----- Recorded data -----
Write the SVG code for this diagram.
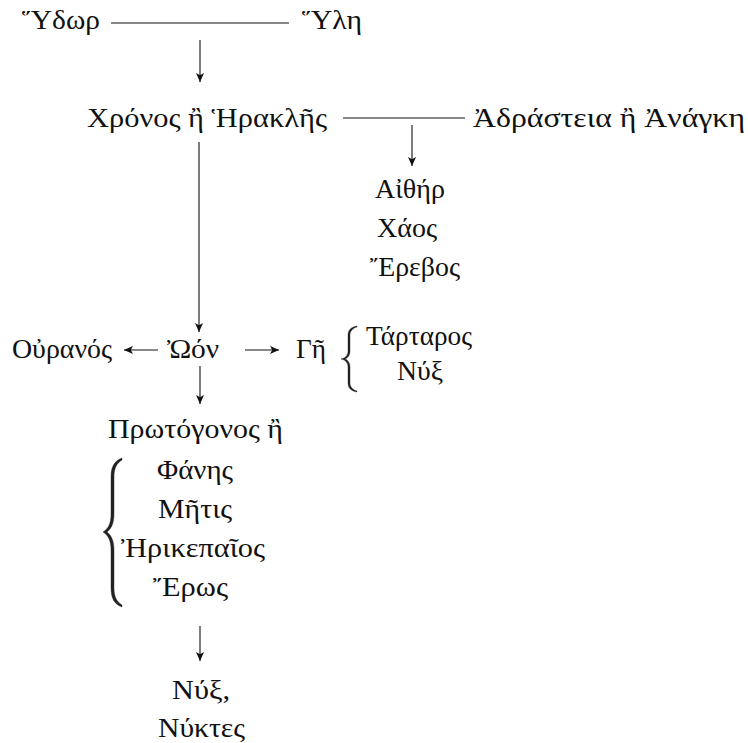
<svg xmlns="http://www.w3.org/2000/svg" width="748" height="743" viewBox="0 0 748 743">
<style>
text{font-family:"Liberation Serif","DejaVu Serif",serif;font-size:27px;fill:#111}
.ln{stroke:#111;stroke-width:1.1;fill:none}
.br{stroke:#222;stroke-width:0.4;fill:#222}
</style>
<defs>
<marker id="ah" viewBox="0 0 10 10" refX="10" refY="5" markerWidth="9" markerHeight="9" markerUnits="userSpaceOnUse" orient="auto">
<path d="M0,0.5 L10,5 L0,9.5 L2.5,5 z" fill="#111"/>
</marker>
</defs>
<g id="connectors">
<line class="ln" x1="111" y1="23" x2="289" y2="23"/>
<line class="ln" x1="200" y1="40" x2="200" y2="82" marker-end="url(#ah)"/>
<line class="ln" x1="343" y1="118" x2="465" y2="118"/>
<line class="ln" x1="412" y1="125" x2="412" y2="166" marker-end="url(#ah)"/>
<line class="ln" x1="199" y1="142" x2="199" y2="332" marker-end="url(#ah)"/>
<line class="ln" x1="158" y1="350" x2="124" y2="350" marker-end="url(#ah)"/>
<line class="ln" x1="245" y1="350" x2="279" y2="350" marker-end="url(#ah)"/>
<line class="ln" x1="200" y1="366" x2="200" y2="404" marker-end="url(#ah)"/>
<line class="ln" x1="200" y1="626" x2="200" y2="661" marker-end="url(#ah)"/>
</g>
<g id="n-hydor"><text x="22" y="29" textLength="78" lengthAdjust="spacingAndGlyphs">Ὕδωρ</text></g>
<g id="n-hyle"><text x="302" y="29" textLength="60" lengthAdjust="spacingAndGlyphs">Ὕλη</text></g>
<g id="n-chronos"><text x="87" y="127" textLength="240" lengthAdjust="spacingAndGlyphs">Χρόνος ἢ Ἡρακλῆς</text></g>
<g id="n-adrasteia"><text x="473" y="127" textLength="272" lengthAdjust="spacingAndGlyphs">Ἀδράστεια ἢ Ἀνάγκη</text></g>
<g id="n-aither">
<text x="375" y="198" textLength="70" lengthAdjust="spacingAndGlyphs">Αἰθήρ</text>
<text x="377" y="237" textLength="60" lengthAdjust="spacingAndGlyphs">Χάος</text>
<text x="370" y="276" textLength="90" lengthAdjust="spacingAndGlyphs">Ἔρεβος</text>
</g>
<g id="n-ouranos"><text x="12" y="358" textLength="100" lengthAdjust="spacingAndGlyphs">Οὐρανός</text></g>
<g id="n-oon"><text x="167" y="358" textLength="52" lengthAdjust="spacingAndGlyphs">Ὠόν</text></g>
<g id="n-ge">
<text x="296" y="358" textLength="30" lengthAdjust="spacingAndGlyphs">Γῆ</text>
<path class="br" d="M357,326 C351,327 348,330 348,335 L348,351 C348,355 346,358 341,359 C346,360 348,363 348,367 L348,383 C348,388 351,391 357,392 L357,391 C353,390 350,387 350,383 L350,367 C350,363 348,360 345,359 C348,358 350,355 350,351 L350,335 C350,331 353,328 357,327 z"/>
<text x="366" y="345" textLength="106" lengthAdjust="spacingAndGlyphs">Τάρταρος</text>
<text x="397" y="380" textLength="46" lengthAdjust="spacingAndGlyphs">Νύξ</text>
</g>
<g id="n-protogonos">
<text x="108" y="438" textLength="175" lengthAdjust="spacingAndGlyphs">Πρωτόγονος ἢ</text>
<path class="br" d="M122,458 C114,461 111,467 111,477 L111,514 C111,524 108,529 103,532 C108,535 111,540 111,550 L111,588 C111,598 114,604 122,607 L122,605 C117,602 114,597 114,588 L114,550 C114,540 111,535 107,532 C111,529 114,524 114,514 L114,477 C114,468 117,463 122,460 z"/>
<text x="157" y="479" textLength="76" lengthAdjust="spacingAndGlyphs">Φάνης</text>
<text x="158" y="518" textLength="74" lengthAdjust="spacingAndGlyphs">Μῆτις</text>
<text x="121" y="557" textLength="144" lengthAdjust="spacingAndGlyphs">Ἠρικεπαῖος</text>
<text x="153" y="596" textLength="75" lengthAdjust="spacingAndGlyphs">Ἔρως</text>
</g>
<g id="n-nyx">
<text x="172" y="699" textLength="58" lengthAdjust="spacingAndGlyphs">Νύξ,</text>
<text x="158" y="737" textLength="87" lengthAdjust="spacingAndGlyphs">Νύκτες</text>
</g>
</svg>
-----
Your instructions: Return each line exactly as written. Any picture gets left out.

Solution to this exercise:
Write the SVG code for this diagram.
<svg xmlns="http://www.w3.org/2000/svg" width="748" height="743" viewBox="0 0 748 743">
<style>
text{font-family:"Liberation Serif","DejaVu Serif",serif;font-size:27px;fill:#111}
.ln{stroke:#111;stroke-width:1.1;fill:none}
.br{stroke:#222;stroke-width:0.4;fill:#222}
</style>
<defs>
<marker id="ah" viewBox="0 0 10 10" refX="10" refY="5" markerWidth="9" markerHeight="9" markerUnits="userSpaceOnUse" orient="auto">
<path d="M0,0.5 L10,5 L0,9.5 L2.5,5 z" fill="#111"/>
</marker>
</defs>
<g id="connectors">
<line class="ln" x1="111" y1="23" x2="289" y2="23"/>
<line class="ln" x1="200" y1="40" x2="200" y2="82" marker-end="url(#ah)"/>
<line class="ln" x1="343" y1="118" x2="465" y2="118"/>
<line class="ln" x1="412" y1="125" x2="412" y2="166" marker-end="url(#ah)"/>
<line class="ln" x1="199" y1="142" x2="199" y2="332" marker-end="url(#ah)"/>
<line class="ln" x1="158" y1="350" x2="124" y2="350" marker-end="url(#ah)"/>
<line class="ln" x1="245" y1="350" x2="279" y2="350" marker-end="url(#ah)"/>
<line class="ln" x1="200" y1="366" x2="200" y2="404" marker-end="url(#ah)"/>
<line class="ln" x1="200" y1="626" x2="200" y2="661" marker-end="url(#ah)"/>
</g>
<g id="n-hydor"><text x="22" y="29" textLength="78" lengthAdjust="spacingAndGlyphs">Ὕδωρ</text></g>
<g id="n-hyle"><text x="302" y="29" textLength="60" lengthAdjust="spacingAndGlyphs">Ὕλη</text></g>
<g id="n-chronos"><text x="87" y="127" textLength="240" lengthAdjust="spacingAndGlyphs">Χρόνος ἢ Ἡρακλῆς</text></g>
<g id="n-adrasteia"><text x="473" y="127" textLength="272" lengthAdjust="spacingAndGlyphs">Ἀδράστεια ἢ Ἀνάγκη</text></g>
<g id="n-aither">
<text x="375" y="198" textLength="70" lengthAdjust="spacingAndGlyphs">Αἰθήρ</text>
<text x="377" y="237" textLength="60" lengthAdjust="spacingAndGlyphs">Χάος</text>
<text x="370" y="276" textLength="90" lengthAdjust="spacingAndGlyphs">Ἔρεβος</text>
</g>
<g id="n-ouranos"><text x="12" y="358" textLength="100" lengthAdjust="spacingAndGlyphs">Οὐρανός</text></g>
<g id="n-oon"><text x="167" y="358" textLength="52" lengthAdjust="spacingAndGlyphs">Ὠόν</text></g>
<g id="n-ge">
<text x="296" y="358" textLength="30" lengthAdjust="spacingAndGlyphs">Γῆ</text>
<path class="br" d="M357,326 C351,327 348,330 348,335 L348,351 C348,355 346,358 341,359 C346,360 348,363 348,367 L348,383 C348,388 351,391 357,392 L357,391 C353,390 350,387 350,383 L350,367 C350,363 348,360 345,359 C348,358 350,355 350,351 L350,335 C350,331 353,328 357,327 z"/>
<text x="366" y="345" textLength="106" lengthAdjust="spacingAndGlyphs">Τάρταρος</text>
<text x="397" y="380" textLength="46" lengthAdjust="spacingAndGlyphs">Νύξ</text>
</g>
<g id="n-protogonos">
<text x="108" y="438" textLength="175" lengthAdjust="spacingAndGlyphs">Πρωτόγονος ἢ</text>
<path class="br" d="M122,458 C114,461 111,467 111,477 L111,514 C111,524 108,529 103,532 C108,535 111,540 111,550 L111,588 C111,598 114,604 122,607 L122,605 C117,602 114,597 114,588 L114,550 C114,540 111,535 107,532 C111,529 114,524 114,514 L114,477 C114,468 117,463 122,460 z"/>
<text x="157" y="479" textLength="76" lengthAdjust="spacingAndGlyphs">Φάνης</text>
<text x="158" y="518" textLength="74" lengthAdjust="spacingAndGlyphs">Μῆτις</text>
<text x="121" y="557" textLength="144" lengthAdjust="spacingAndGlyphs">Ἠρικεπαῖος</text>
<text x="153" y="596" textLength="75" lengthAdjust="spacingAndGlyphs">Ἔρως</text>
</g>
<g id="n-nyx">
<text x="172" y="699" textLength="58" lengthAdjust="spacingAndGlyphs">Νύξ,</text>
<text x="158" y="737" textLength="87" lengthAdjust="spacingAndGlyphs">Νύκτες</text>
</g>
</svg>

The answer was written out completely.